I'll admit, I'm rather ashamed by how long it's been since the last time that I wrote a dev journal. The trouble is, I usually feel that what I'm working on is not interesting to end users (particularly the ones who aren't programmers). The stuff that I work on is usually not visible, unless it's a screen. It's usually something like data manipulation or i/o or something like that. I've been told I'm wrong, but I don't really expect many people to get as geeked as I do about generic xml parsers. Also, I know that I spend too much time trying to write a good article when I could be spending that time coding, doing the second level tech support, or going home on time instead of working late like the workaholic I am.
However, the last few weeks I've actually been working with graphics code: I've been re-writing the minimap. I had to deal with the minimap code in GalCiv1, and it was neither efficient nor that good looking and I was sick of trying to get the 2D drawing to look a little nicer. So I made one of the other coders do the minimap for GalCiv2, and he used GDI which, to be fair, looked nicer than the GalCiv1 minimap code. GDI has always been inefficient, but 2D used to have hardware acceleration support before 3D became the be-all, end-all of the game industry. (Note: I really like 3D and it makes a lot of things easier that would be horribly inefficient in 2D. But I'm not a fan of throwing out the baby with the bathwater.)
Anyway, in Windows Vista, GDI is horribly slow. So whenever the minimap was drawing, it was dragging down the framerate, particularly when scrolling because that causes the minimap to re-draw a lot. Not to mention that the code to draw the fog of war, ship ranges, and zone of control on the minimap was really inefficient. Basically, it was setting the color of each pixel in the minimap one at a time. The ship ranges code was even worse in that it was simulating alpha-blending by checking to see what the current color of the pixel was, multiplying it by 0.5, and then setting it again. I wasn't aware of just how bad this code was until I had to get in and start re-writing it, or I might have done this sooner. Also, it had seemed that the scrolling slowdown was an NVidia bug because ATI cards don't seem to have as much of a problem.
Last week, I put up a link to a test build where I replaced the calls to the GDI functions with the GalCiv1 drawing code. I tried this first because I was able to get it done fairly quickly, and it was code that I was already familiar with. I was hoping that since it used assembly code for copying the pixel colors that it would be some kind of improvement over GDI. Unfortunately, the people who tried it reported no change, so it was back to the drawing board. Our graphics gurus were working on other things that I didn't want to pull them off of, which meant that I was going to have to do it myself.
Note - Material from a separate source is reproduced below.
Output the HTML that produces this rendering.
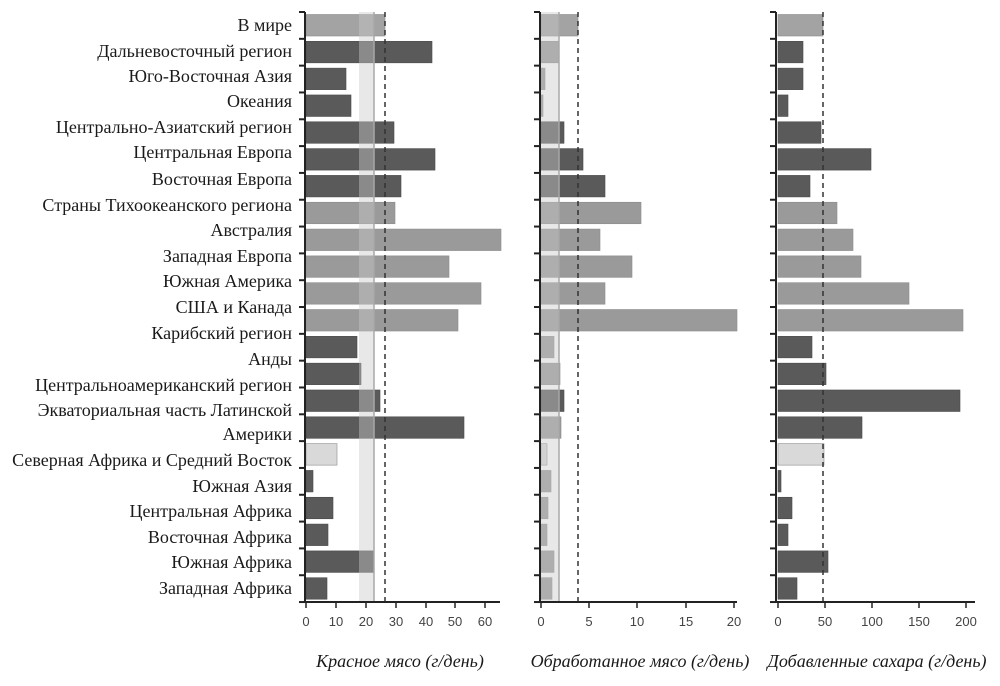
<!DOCTYPE html>
<html><head><meta charset="utf-8"><style>
html,body{margin:0;padding:0;background:#fff;}
svg{display:block;}
.lb{font-family:"Liberation Serif","DejaVu Serif",serif;font-size:18px;fill:#1a1a1a;text-anchor:end;}
.tk{font-family:"Liberation Sans","DejaVu Sans",sans-serif;font-size:13px;fill:#444;text-anchor:middle;}
.tt{font-family:"Liberation Serif","DejaVu Serif",serif;font-size:18px;font-style:italic;fill:#1a1a1a;text-anchor:middle;}
</style></head><body>
<svg id="s" width="1000" height="686" viewBox="0 0 1000 686" xmlns="http://www.w3.org/2000/svg">
<g id="bars"></g>
<g>
<text class="lb" x="292" y="31">В мире</text>
<text class="lb" x="292" y="57">Дальневосточный регион</text>
<text class="lb" x="292" y="82">Юго-Восточная Азия</text>
<text class="lb" x="292" y="107">Океания</text>
<text class="lb" x="292" y="133">Центрально-Азиатский регион</text>
<text class="lb" x="292" y="158">Центральная Европа</text>
<text class="lb" x="292" y="185">Восточная Европа</text>
<text class="lb" x="292" y="211">Страны Тихоокеанского региона</text>
<text class="lb" x="292" y="236">Австралия</text>
<text class="lb" x="292" y="262">Западная Европа</text>
<text class="lb" x="292" y="287">Южная Америка</text>
<text class="lb" x="292" y="313">США и Канада</text>
<text class="lb" x="292" y="339">Карибский регион</text>
<text class="lb" x="292" y="365">Анды</text>
<text class="lb" x="292" y="391">Центральноамериканский регион</text>
<text class="lb" x="292" y="416">Экваториальная часть Латинской</text>
<text class="lb" x="292" y="440">Америки</text>
<text class="lb" x="292" y="466">Северная Африка и Средний Восток</text>
<text class="lb" x="292" y="492">Южная Азия</text>
<text class="lb" x="292" y="517">Центральная Африка</text>
<text class="lb" x="292" y="543">Восточная Африка</text>
<text class="lb" x="292" y="568">Южная Африка</text>
<text class="lb" x="292" y="594">Западная Африка</text>
</g>
<g>
<text class="tk" x="306" y="626">0</text><text class="tk" x="336" y="626">10</text><text class="tk" x="366" y="626">20</text><text class="tk" x="396" y="626">30</text><text class="tk" x="426" y="626">40</text><text class="tk" x="455" y="626">50</text><text class="tk" x="485" y="626">60</text>
<text class="tk" x="541" y="626">0</text><text class="tk" x="589" y="626">5</text><text class="tk" x="637" y="626">10</text><text class="tk" x="686" y="626">15</text><text class="tk" x="734" y="626">20</text>
<text class="tk" x="778" y="626">0</text><text class="tk" x="825" y="626">50</text><text class="tk" x="872" y="626">100</text><text class="tk" x="919" y="626">150</text><text class="tk" x="966" y="626">200</text>
<text class="tt" x="400" y="667">Красное мясо (г/день)</text>
<text class="tt" x="640" y="667">Обработанное мясо (г/день)</text>
<text class="tt" x="877" y="667">Добавленные сахара (г/день)</text>
</g>
</svg>
<script>
var NS="http://www.w3.org/2000/svg",g=document.getElementById("bars");
function el(t,a){var e=document.createElementNS(NS,t);for(var k in a)e.setAttribute(k,a[k]);g.appendChild(e);return e;}
var C={d:"#5a5a5a",m:"#9a9a9a",l:"#d9d9d9",n:"#a3a3a3"};
var P=[
 {x0:306,ax:[305,500],ends:[385,432,346,351,394,435,401,395,501,449,481,458,357,361,380,464,337,313,333,328,374,327],
  cols:"nddddddmmmmmddddlddddd",band:[359,374],dash:385,ticks:[306,336,366,396,426,455,485]},
 {x0:541,ax:[540,737],ends:[578,559,545,543,564,583,605,641,600,632,605,737,554,560,564,561,547,551,548,547,554,552],
  cols:"nmmmdddmmmmmmmdmlmmmmm",band:[541,559],dash:578,ticks:[541,589,637,686,734]},
 {x0:778,ax:[776,975],ends:[823,803,803,788,821,871,810,837,853,861,909,963,812,826,960,862,824,781,792,788,828,797],
  cols:"nddddddmmmmmddddlddddd",band:null,dash:823,ticks:[778,825,872,919,966]}
];
var y0=12,step=26.82,yb=602;
P.forEach(function(p){
 for(var i=0;i<22;i++){var y=y0+step*i+2.5,c=C[p.cols[i]];
  el("rect",{x:p.x0,y:y,width:Math.max(1,p.ends[i]-p.x0),height:21.5,fill:c,stroke:p.cols[i]=="d"?"#4a4a4a":"#8c8c8c","stroke-width":0.6});}
 if(p.band){el("rect",{x:p.band[0],y:y0,width:p.band[1]-p.band[0],height:yb-y0,fill:"rgb(202,202,202)","fill-opacity":0.43});
  el("line",{x1:p.band[1],y1:y0,x2:p.band[1],y2:yb,stroke:"#a8a8a8","stroke-width":1.5});}
 el("line",{x1:p.dash,y1:y0,x2:p.dash,y2:yb,stroke:"#333","stroke-width":1.5,"stroke-dasharray":"5,4"});
 el("line",{x1:p.ax[0],y1:y0,x2:p.ax[0],y2:yb+1,stroke:"#222","stroke-width":2});
 el("line",{x1:p.ax[0]-1,y1:yb,x2:p.ax[1],y2:yb,stroke:"#222","stroke-width":2});
 for(var j=0;j<=22;j++){var yy=y0+step*j;el("line",{x1:p.ax[0]-6,y1:yy,x2:p.ax[0],y2:yy,stroke:"#222","stroke-width":2});}
 p.ticks.forEach(function(t){el("line",{x1:t,y1:yb,x2:t,y2:yb+6,stroke:"#222","stroke-width":1.5});});
});
</script>
</body></html>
This time, I knew that I had to use Direct3D. For me, graphics code is not fun to write. I can do it, but since I don't do it that often, I have to look up a lot of stuff, usually several times. I wrote the code that displays the user inteface in GalCiv2, but that was fairly simple and only involved one kind of primitive: triangle strips. (For those of you who don't know what that means, it means that all of the graphics that make up the interface are displayed as triangles that are connected so that they form rectangles called quads. Just picture a square with a line drawn from the bottom left corner of the square to the top right corner of the square.) That was also quite awhile ago, because we used the code first for Political Machine which came out in 2004. Now I had to become familiar with the other primitive types so that I could learn how to draw things like circles.
I finally got the new code compiling and running without crashing yesterday late in the day, but it wasn't displaying correctly. I finally left an hour after I had been planning to leave and spent most of today debugging it. I now have it to the point where almost everything displays correctly. The starbases are practically invisible even on tiny galaxies, so I'll need to work on that. There's also this bug where the minimap shows up (before it's rotated) at the upper left hand corner of the screen briefly when the game first starts, instead of where it's supposed to be. Furthermore, there are a few more things I can do to make the minimap draw more efficiently. But it was good enough to try it out on my Vista test box, and I'm getting far better framerates than I was before. I'm also getting better framerates on XP. Yay! Next week, I'll also fix the line graphs to be more efficient.
The best thing about all of this is that we'll be able to re-use this new 2D drawing code for our next games, so my time was not entirely wasted.
Edit: I've added a link to an updated test build if any of you want to try it. But make sure that you back up your existing GC2DarkAvatar.exe and Lib3D.dll files. You should have the latest version off Stardock Central (1.59.078) installed before extracting the files in this zip.
Also, I made the text blue in the hopes that it would show up better on the galciv2 forums and journals page.